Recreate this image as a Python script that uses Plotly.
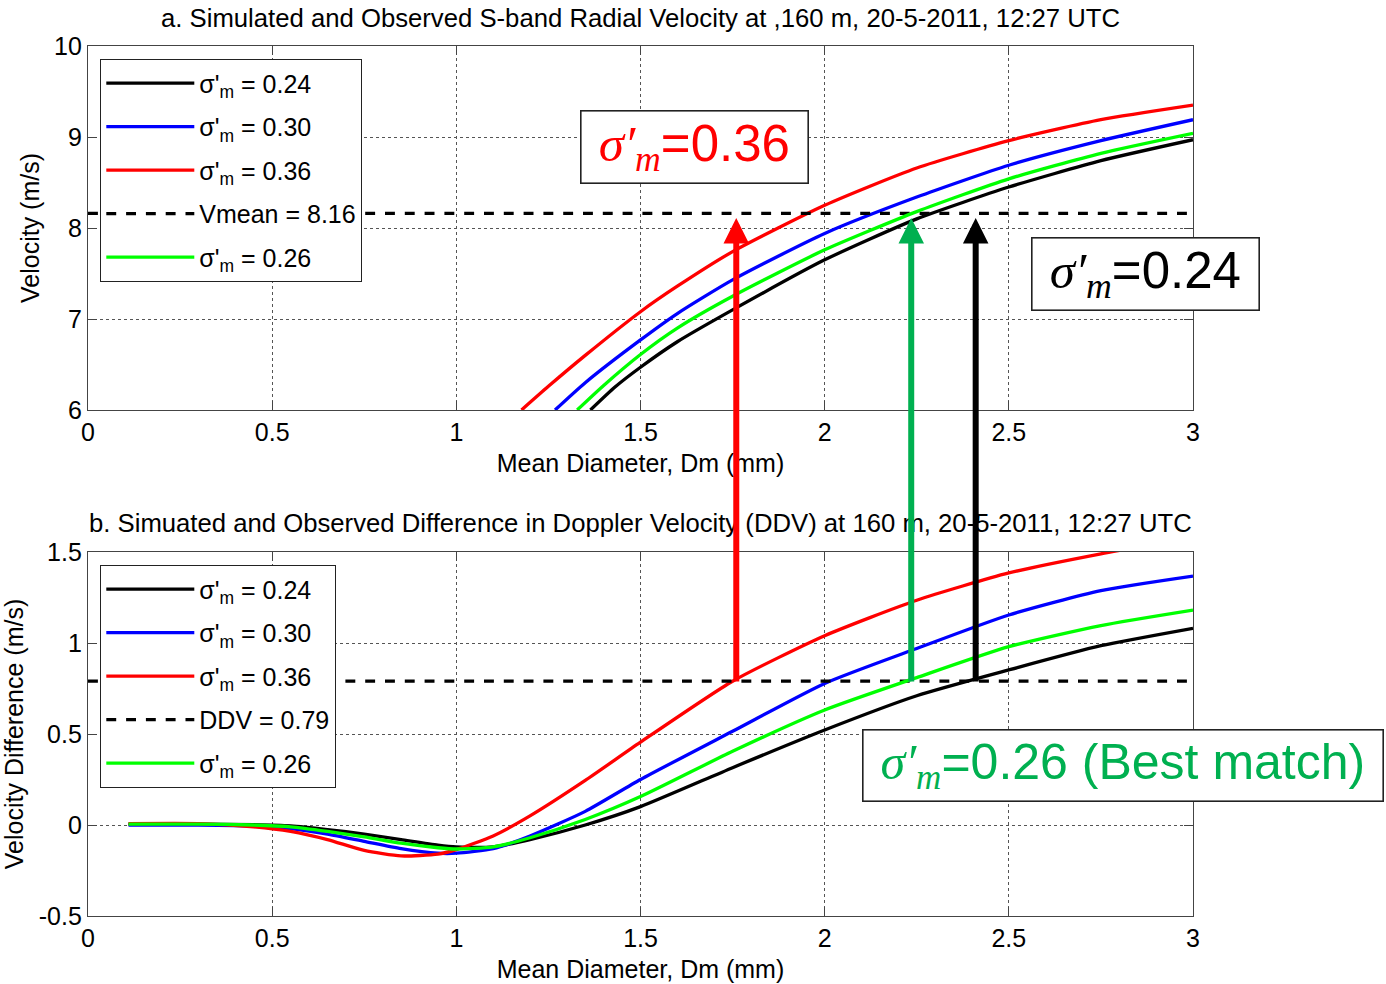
import plotly.graph_objects as go

# ---------------- data: panel a (radial velocity, m/s) ----------------
D_a_024 = [1.364, 1.43, 1.5, 1.6, 1.75, 2.0, 2.25, 2.5, 2.75, 3.0]
V_a_024 = [6.0, 6.25, 6.47, 6.75, 7.1, 7.65, 8.1, 8.45, 8.74, 8.97]
D_a_030 = [1.268, 1.35, 1.5, 1.6, 1.75, 2.0, 2.25, 2.5, 2.75, 3.0]
V_a_030 = [6.0, 6.3, 6.77, 7.06, 7.43, 7.94, 8.34, 8.69, 8.96, 9.19]
D_a_036 = [1.177, 1.25, 1.35, 1.5, 1.6, 1.75, 2.0, 2.25, 2.5, 2.75, 3.0]
V_a_036 = [6.0, 6.26, 6.6, 7.08, 7.36, 7.74, 8.25, 8.66, 8.96, 9.19, 9.35]
D_a_026 = [1.328, 1.4, 1.5, 1.6, 1.75, 2.0, 2.25, 2.5, 2.75, 3.0]
V_a_026 = [6.0, 6.27, 6.61, 6.9, 7.25, 7.76, 8.18, 8.54, 8.82, 9.04]
VMEAN = 8.16

# ---------------- data: panel b (DDV, m/s) ----------------
D_b = [0.11, 0.3, 0.45, 0.55, 0.65, 0.75, 0.85, 0.95, 1.0, 1.1, 1.2, 1.35,
       1.5, 1.75, 2.0, 2.25, 2.5, 2.75, 3.0]
B_024 = [0.005, 0.005, 0.002, -0.005, -0.025, -0.05, -0.08, -0.11, -0.12, -0.12,
         -0.08, 0.0, 0.101, 0.315, 0.522, 0.71, 0.852, 0.985, 1.081]
B_030 = [0.0, 0.0, -0.005, -0.02, -0.05, -0.09, -0.13, -0.155, -0.155, -0.13,
         -0.06, 0.075, 0.25, 0.515, 0.778, 0.97, 1.154, 1.288, 1.368]
B_036 = [0.008, 0.008, -0.01, -0.035, -0.08, -0.14, -0.17, -0.16, -0.135, -0.06,
         0.05, 0.245, 0.455, 0.79, 1.04, 1.235, 1.385, 1.49, 1.58]
B_026 = [0.005, 0.005, 0.0, -0.01, -0.035, -0.065, -0.1, -0.125, -0.132, -0.12,
         -0.07, 0.03, 0.156, 0.405, 0.632, 0.81, 0.98, 1.096, 1.181]
DDV = 0.79

X_RANGE = [0, 3]
X_TICKS = [0, 0.5, 1, 1.5, 2, 2.5, 3]
X_TICKTEXT = ["0", "0.5", "1", "1.5", "2", "2.5", "3"]
YA_TICKS = [6, 7, 8, 9, 10]
YB_TICKS = [-0.5, 0, 0.5, 1, 1.5]
YB_TICKTEXT = ["-0.5", "0", "0.5", "1", "1.5"]

# best-match intersections (Dm, mm) marked with arrows
ARROWS = [(1.76, "#FF0000"), (2.235, "#00B050"), (2.41, "#000000")]

FONT = "Liberation Sans, Arial, sans-serif"
FS = 25
LW = 3.3

fig = go.Figure()

def lab(v):
    return "σ'<sub>m</sub> = " + v

SPL = dict(shape="spline", smoothing=0.6)

series_a = [
    (D_a_024, V_a_024, "#000000", "0.24"),
    (D_a_030, V_a_030, "#0000FF", "0.30"),
    (D_a_036, V_a_036, "#FF0000", "0.36"),
]
for i, (d, v, c, s) in enumerate(series_a):
    fig.add_trace(go.Scatter(x=d, y=v, mode="lines",
                             line=dict(color=c, width=LW, **SPL),
                             name=lab(s), legend="legend", legendgroup="a%d" % i,
                             xaxis="x", yaxis="y"))
fig.add_trace(go.Scatter(x=X_RANGE, y=[VMEAN, VMEAN], mode="lines",
                         line=dict(color="black", width=LW, dash="dash"),
                         name="Vmean = 8.16", legend="legend", legendgroup="a3",
                         xaxis="x", yaxis="y"))
fig.add_trace(go.Scatter(x=D_a_026, y=V_a_026, mode="lines",
                         line=dict(color="#00FF00", width=LW, **SPL),
                         name=lab("0.26"), legend="legend", legendgroup="a4",
                         xaxis="x", yaxis="y"))

series_b = [
    (B_024, "#000000", "0.24"),
    (B_030, "#0000FF", "0.30"),
    (B_036, "#FF0000", "0.36"),
]
for i, (v, c, s) in enumerate(series_b):
    fig.add_trace(go.Scatter(x=D_b, y=v, mode="lines",
                             line=dict(color=c, width=LW, **SPL),
                             name=lab(s), legend="legend2", legendgroup="b%d" % i,
                             xaxis="x2", yaxis="y2"))
fig.add_trace(go.Scatter(x=X_RANGE, y=[DDV, DDV], mode="lines",
                         line=dict(color="black", width=LW, dash="dash"),
                         name="DDV = 0.79", legend="legend2", legendgroup="b3",
                         xaxis="x2", yaxis="y2"))
fig.add_trace(go.Scatter(x=D_b, y=B_026, mode="lines",
                         line=dict(color="#00FF00", width=LW, **SPL),
                         name=lab("0.26"), legend="legend2", legendgroup="b4",
                         xaxis="x2", yaxis="y2"))

W, H = 1386, 984
xdom = [88 / W, 1193 / W]
ydom_a = [1 - 410 / H, 1 - 46 / H]
ydom_b = [1 - 916 / H, 1 - 552 / H]

axcommon = dict(showline=True, linecolor="#444", linewidth=1.3, mirror="ticks",
                ticks="inside", ticklen=9, tickcolor="#444", tickwidth=1.3,
                showgrid=True, gridcolor="#555", griddash="dot", gridwidth=1,
                zeroline=False, automargin=False,
                tickfont=dict(family=FONT, size=FS, color="black"))

legcommon = dict(x=100 / W, xanchor="left", yanchor="top", bgcolor="white",
                 bordercolor="#222", borderwidth=1.3, font=dict(family=FONT, size=FS),
                 tracegroupgap=8, traceorder="grouped", itemwidth=88)

fig.update_layout(
    width=W, height=H,
    margin=dict(l=0, r=0, t=0, b=0, autoexpand=False),
    paper_bgcolor="white", plot_bgcolor="white",
    font=dict(family=FONT, size=FS, color="black"),
    xaxis=dict(domain=xdom, anchor="y", range=X_RANGE, tickvals=X_TICKS,
               ticktext=X_TICKTEXT,
               title=dict(text="Mean Diameter, Dm (mm)", standoff=9,
                          font=dict(family=FONT, size=FS)), **axcommon),
    yaxis=dict(domain=ydom_a, anchor="x", range=[6, 10], tickvals=YA_TICKS,
               title=dict(text="Velocity (m/s)", standoff=7,
                          font=dict(family=FONT, size=FS)), **axcommon),
    xaxis2=dict(domain=xdom, anchor="y2", range=X_RANGE, tickvals=X_TICKS,
                ticktext=X_TICKTEXT,
                title=dict(text="Mean Diameter, Dm (mm)", standoff=9,
                           font=dict(family=FONT, size=FS)), **axcommon),
    yaxis2=dict(domain=ydom_b, anchor="x2", range=[-0.5, 1.5], tickvals=YB_TICKS,
                ticktext=YB_TICKTEXT,
                title=dict(text="Velocity Difference (m/s)", standoff=12,
                           font=dict(family=FONT, size=FS)), **axcommon),
    legend=dict(y=1 - 59 / H, **legcommon),
    legend2=dict(y=1 - 565 / H, **legcommon),
    showlegend=True,
)

ann = []
ann.append(dict(text="a. Simulated and Observed S-band Radial Velocity at ,160 m, 20-5-2011, 12:27 UTC",
                xref="paper", yref="paper", x=640.5 / W, y=1 - 18 / H,
                xanchor="center", yanchor="middle", showarrow=False,
                font=dict(family=FONT, size=25.7)))
ann.append(dict(text="b. Simuated and Observed Difference in Doppler Velocity (DDV) at 160 m, 20-5-2011, 12:27 UTC",
                xref="paper", yref="paper", x=640.5 / W, y=1 - 523 / H,
                xanchor="center", yanchor="middle", showarrow=False,
                font=dict(family=FONT, size=25.7)))

for d, c in ARROWS:
    ann.append(dict(text="", xref="x", yref="y", x=d, y=VMEAN - 0.05,
                    axref="pixel", ayref="pixel", ax=0, ay=465,
                    showarrow=True, arrowhead=2, arrowsize=0.85, arrowwidth=6,
                    arrowcolor=c, standoff=0, startstandoff=0))

NB = "\u00a0"

def boxtext(val, extra=""):
    return (NB + "<span style=\"font-family:'Liberation Serif'\"><i>σ′</i><sub><i>m</i></sub></span>"
            + "=" + val + extra + NB)

box = dict(xref="paper", yref="paper", showarrow=False, bgcolor="white",
           bordercolor="#222", borderwidth=1.6, borderpad=3, yanchor="middle")
ann.append(dict(text=boxtext("0.36"), x=694.5 / W, y=1 - 146.5 / H, xanchor="center",
                font=dict(family=FONT, size=51, color="#FF0000"), **box))
ann.append(dict(text=boxtext("0.24"), x=1145.5 / W, y=1 - 274 / H, xanchor="center",
                font=dict(family=FONT, size=51, color="black"), **box))
ann.append(dict(text=boxtext("0.26", " (Best match)"), x=862 / W, y=1 - 765.5 / H,
                xanchor="left", font=dict(family=FONT, size=50, color="#00B050"), **box))

fig.update_layout(annotations=ann)

fig.write_html("out.html")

● **Description of the task**
Up to and including the line containing "import plotly.graph_objects as go", repeat every line from the start of the data, but none of the pictures.

● **Answer**
Recreate this image as a Python script that uses Plotly.
import plotly.graph_objects as go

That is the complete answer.